The buzz within the city of a summer Leafs playoff run will filter through to the team more indirectly, given the amount of media attention and the local staff they’ll still be dealing with within the campus that NHL intends to set up for its players and personnel in and around the Exhibition grounds downtown — and no doubt the team will see the flags hanging from buildings and hear the car horns honking downtown after a big Leafs playoff win, as well as the social-media footage of the nearby patio and (hopefully small/responsible) game-viewing gatherings.

There is no doubt the NHL appears to have taken the safest, most common-sense route in opting for two Canadian hubs amid the COVID-19 numbers we’re seeing in the U.S. generally and particularly within once-heavily-favored Las Vegas. A question that looms large here, however, among many: After several weeks where Toronto seemed to be on the outside looking in as a potential hub city, and Vancouver — where COVID-19 has been managed with considerable (relative) success — was viewed as a heavy favourite, what satisfied Toronto health officials about the NHL’s plan for managing the positive-test eventuality that apparently didn’t pass muster with Vancouver health officials?

We’ve been told the positive-test count among the league’s players is somewhere in the mid-20s through Phase 2 to date as of a few days ago, without much in the way of updates on how serious any of those cases may be.  Even before the league travels to and takes up residence in its hub cities, a major stress test for the NHL’s return-to-play plan comes in the upcoming Phase 3 training camps, where teams will gather (in full, after practicing for the last several weeks in small-group environments) across 24 different cities in North America. 18 of those cities are in the U.S., where the pandemic continues to ravage many states, including heavily-affected Florida (Tampa Bay Lightning & Florida Panthers), Texas (Dallas Stars), and Arizona (Arizona Coyotes).
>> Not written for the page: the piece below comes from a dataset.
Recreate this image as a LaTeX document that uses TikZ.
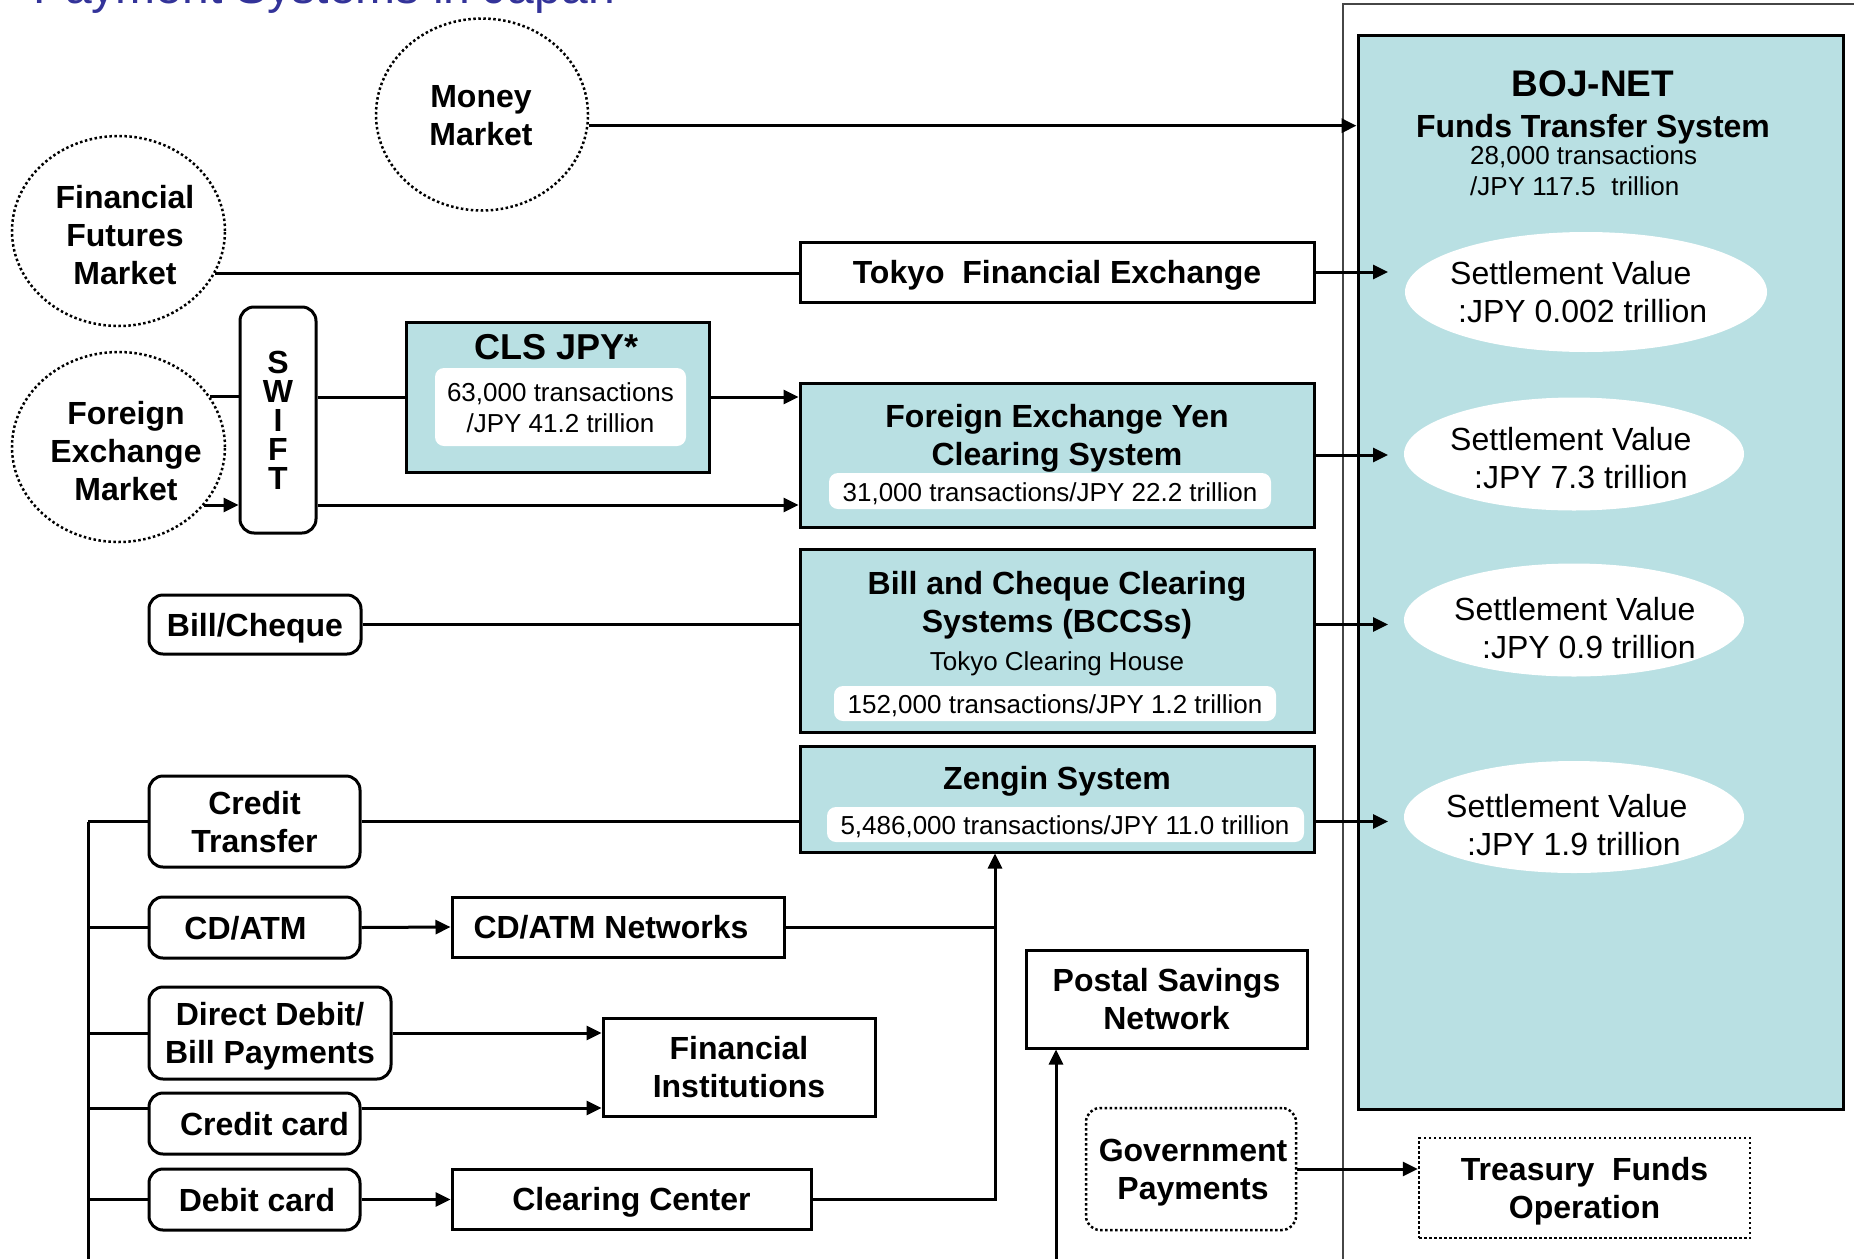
\documentclass[tikz,border=0pt]{standalone}
\usepackage{fontspec}
\setmainfont{Liberation Sans}
\usetikzlibrary{shapes.geometric,arrows.meta}
\definecolor{tealc}{RGB}{185,224,227}
\definecolor{titleblue}{RGB}{51,51,153}
\definecolor{outerc}{RGB}{70,70,70}
\begin{document}
\begin{tikzpicture}[x=1pt,y=-1pt,
  ln/.style={line width=3pt},
  arr/.style={line width=3pt,-{Triangle[length=15pt,width=14pt]}},
  fb/.style={font=\fontsize{32}{38}\selectfont\bfseries},
  fr/.style={font=\fontsize{26}{31}\selectfont},
  fs/.style={font=\fontsize{32}{38}\selectfont},
  mkt/.style={ellipse,draw,line width=2.5pt,dash pattern=on 2.5pt off 2.5pt,inner sep=0pt},
  pbox/.style={rectangle,draw,line width=3pt,inner sep=0pt,align=center,fb,text depth=0pt},
  rbox/.style={pbox,rounded corners=14pt},
  tbox/.style={pbox,fill=tealc},
  wbox/.style={rectangle,rounded corners=9pt,fill=white,inner sep=0pt},
  sv/.style={ellipse,fill=white,inner sep=0pt},
  dbox/.style={pbox,line width=2.5pt,dash pattern=on 2.5pt off 2.5pt},
  txt/.style={inner sep=0pt,align=center,text depth=0pt},
  ltxt/.style={inner sep=0pt,align=left,text depth=0pt,anchor=west}
]
\useasboundingbox (0,0) rectangle (1854,1258);

% title (cut off at the top)
\node[anchor=base west,inner sep=0pt,text=titleblue,font=\fontsize{48}{58}\selectfont] (title) at (33,4) {Payment Systems in Japan};

% BOJ-NET frame and box
\draw[line width=2pt,outerc] (1870,4) -- (1343,4) -- (1343,1270);
\node[tbox,minimum width=485pt,minimum height=1074pt] (boj) at (1600.5,572) {};
\node[txt,font=\fontsize{37}{44}\selectfont\bfseries] (bojt) at (1593,84) {BOJ-NET};
\node[txt,fb] (bojs) at (1593,126) {Funds Transfer System};
\node[ltxt,fr] (bojv) at (1470,171) {28,000 transactions\\/JPY 117.5\hspace*{16pt}trillion};

% settlement ellipses
\node[sv,minimum width=362pt,minimum height=120pt] (e1) at (1586,292) {};
\node[ltxt,fs] (e1t) at (1450,292) {Settlement Value\\\hspace*{8pt}:JPY 0.002 trillion};
\node[sv,minimum width=340pt,minimum height=113pt] (e2) at (1574,454) {};
\node[ltxt,fs] (e2t) at (1450,458) {Settlement Value\\\hspace*{24pt}:JPY 7.3 trillion};
\node[sv,minimum width=340pt,minimum height=113pt] (e3) at (1574,620) {};
\node[ltxt,fs] (e3t) at (1454,628) {Settlement Value\\\hspace*{28pt}:JPY 0.9 trillion};
\node[sv,minimum width=340pt,minimum height=112pt] (e4) at (1574,817) {};
\node[ltxt,fs] (e4t) at (1446,825) {Settlement Value\\\hspace*{21pt}:JPY 1.9 trillion};

% markets
\node[mkt,minimum width=212pt,minimum height=192pt] (money) at (482,114.5) {};
\node[txt,fb] (moneyt) at (481,115) {Money\\Market};
\node[mkt,minimum width=213pt,minimum height=190pt] (ffm) at (118.5,231) {};
\node[txt,fb] (ffmt) at (125,235) {Financial\\Futures\\Market};
\node[mkt,minimum width=213pt,minimum height=190pt] (fxm) at (118.5,447) {};
\node[txt,fb] (fxmt) at (126,451) {Foreign\\Exchange\\Market};

% SWIFT
\node[rbox,minimum width=76pt,minimum height=226pt,font=\fontsize{32}{29}\selectfont\bfseries] (swift) at (278,420) {S\\W\\I\\F\\T};

% CLS
\node[tbox,minimum width=303pt,minimum height=150pt] (cls) at (557.5,397) {};
\node[txt,font=\fontsize{36}{43}\selectfont\bfseries] (clst) at (557,347) {CLS JPY*};
\node[wbox,minimum width=251pt,minimum height=78pt] (clsw) at (560.5,407) {};
\node[txt,fr] (clsv) at (560.5,408) {63,000 transactions\\/JPY 41.2 trillion};

% Tokyo Financial Exchange
\node[pbox,minimum width=514pt,minimum height=60pt] (tfe) at (1057,272) {Tokyo\ \ Financial Exchange};

% FX Yen clearing
\node[tbox,minimum width=514pt,minimum height=144pt] (fxy) at (1057,455) {};
\node[txt,fb] (fxyt) at (1057,435) {Foreign Exchange Yen\\Clearing System};
\node[wbox,minimum width=442pt,minimum height=36pt] (fxyw) at (1050,491) {};
\node[txt,fr] (fxyv) at (1050,492) {31,000 transactions/JPY 22.2 trillion};

% BCCS
\node[tbox,minimum width=514pt,minimum height=183pt] (bccs) at (1057,640.5) {};
\node[txt,fb] (bccst) at (1057,602) {Bill and Cheque Clearing\\Systems (BCCSs)};
\node[txt,fr] (bccsh) at (1057,661) {Tokyo Clearing House};
\node[wbox,minimum width=442pt,minimum height=35pt] (bccsw) at (1055,703.5) {};
\node[txt,fr] (bccsv) at (1055,704) {152,000 transactions/JPY 1.2 trillion};

% Zengin
\node[tbox,minimum width=514pt,minimum height=106pt] (zen) at (1057,799) {};
\node[txt,fb] (zent) at (1057,778) {Zengin System};
\node[wbox,minimum width=477pt,minimum height=35pt] (zenw) at (1065.5,824.5) {};
\node[txt,fr] (zenv) at (1065,825) {5,486,000 transactions/JPY 11.0 trillion};

% left boxes
\node[rbox,minimum width=212pt,minimum height=59pt] (bill) at (255,624.5) {Bill/Cheque};
\node[rbox,minimum width=211pt,minimum height=91pt] (ct) at (254.5,821.5) {Credit\\Transfer};
\node[rbox,minimum width=211pt,minimum height=61pt] (cdatm) at (254.5,927.5) {CD/ATM\hspace*{18pt}};
\node[rbox,minimum width=242pt,minimum height=92pt] (ddbp) at (270,1033) {Direct Debit/\\Bill Payments};
\node[rbox,minimum width=211pt,minimum height=61pt] (ccard) at (254.5,1123.5) {\hspace*{20pt}Credit card};
\node[rbox,minimum width=211pt,minimum height=61pt] (dcard) at (254.5,1199.5) {\hspace*{5pt}Debit card};

\node[pbox,minimum width=332pt,minimum height=60pt] (atmnet) at (618,927) {CD/ATM Networks\hspace*{14pt}};
\node[pbox,minimum width=272pt,minimum height=98pt] (fi) at (739,1067) {Financial\\Institutions};
\node[pbox,minimum width=359pt,minimum height=60pt] (clc) at (631.5,1199) {Clearing Center};
\node[pbox,minimum width=281pt,minimum height=98pt] (postal) at (1166.5,999) {Postal Savings\\Network};
\node[dbox,rounded corners=14pt,minimum width=210pt,minimum height=122pt] (gov) at (1191,1169) {\hspace*{4pt}Government\\\hspace*{4pt}Payments};
\node[dbox,minimum width=331pt,minimum height=100pt] (treas) at (1584.5,1188) {Treasury\ \ Funds\\Operation};

% helper coordinates
\coordinate (tipx) at (1388,0);
\coordinate (vx) at (995,1199);
\coordinate (ccy) at (0,1108);
\coordinate (busT) at (88,821.5);
\coordinate (busB) at (88,1270);
\coordinate (pb) at (1056,1270);
\coordinate (mA) at (money.-6);
\coordinate (ffA) at (ffm.-24);
\coordinate (fxb) at (fxm.29);
\coordinate (fxa) at (fxm.-34);

% connectors
\draw[arr] (mA) -- (mA -| boj.west);
\draw[ln] (ffA) -- (ffA -| tfe.west);
\draw[arr] (tfe.east) -- (tfe.east -| tipx);
\draw[ln] (fxb) -- (fxb -| swift.west);
\draw[ln] (swift.east |- cls.west) -- (cls.west);
\draw[arr] (cls.east) -- (cls.east -| fxy.west);
\draw[arr] (fxa) -- (fxa -| swift.west);
\draw[arr] (swift.east |- fxa) -- (fxa -| fxy.west);
\draw[arr] (fxy.east) -- (fxy.east -| tipx);
\draw[ln] (bill.east) -- (bill.east -| bccs.west);
\draw[arr] (bill.east -| bccs.east) -- (bill.east -| tipx);
\draw[ln] (ct.east) -- (ct.east -| zen.west);
\draw[arr] (ct.east -| zen.east) -- (ct.east -| tipx);
\draw[arr] (cdatm.east) -- (atmnet.west);
\draw[ln] (atmnet.east) -- (atmnet.east -| vx);
\draw[arr] (ddbp.east) -- (ddbp.east -| fi.west);
\draw[arr] (ccard.east |- ccy) -- (fi.west |- ccy);
\draw[arr] (dcard.east) -- (dcard.east -| clc.west);
\draw[arr] (clc.east) -- (vx) -- (vx |- zen.south);
\draw[ln] (busT) -- (busB);
\draw[ln] (busT) -- (ct.west);
\draw[ln] (busT |- cdatm.west) -- (cdatm.west);
\draw[ln] (busT |- ddbp.west) -- (ddbp.west);
\draw[ln] (busT |- ccy) -- (ccard.west |- ccy);
\draw[ln] (busT |- dcard.west) -- (dcard.west);
\draw[arr] (pb) -- (pb |- postal.south);
\draw[arr] (gov.east) -- (gov.east -| treas.west);
\end{tikzpicture}
\end{document}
Phase 3 going off without a hitch, relatively speaking — God willing, without any serious health situations for all the players and personnel involved — is obviously critical to actually moving ahead with Phase 4, and certainly will impact the number of players that are going to commit to or opt out of taking part.

Phase 3 could proceed as soon as the 10th of July, with some possibility we’re looking at the 13th as the new target date, according to Chris Johnston of Sportsnet. Major hurdles are still ahead — and given the reality of life since mid-March, it’s going to be hard to envision this thing really going down before we see it with our own eyes — but it looks like we’ve now got the “where,” even with many questions still remaining around the “how” and “why?”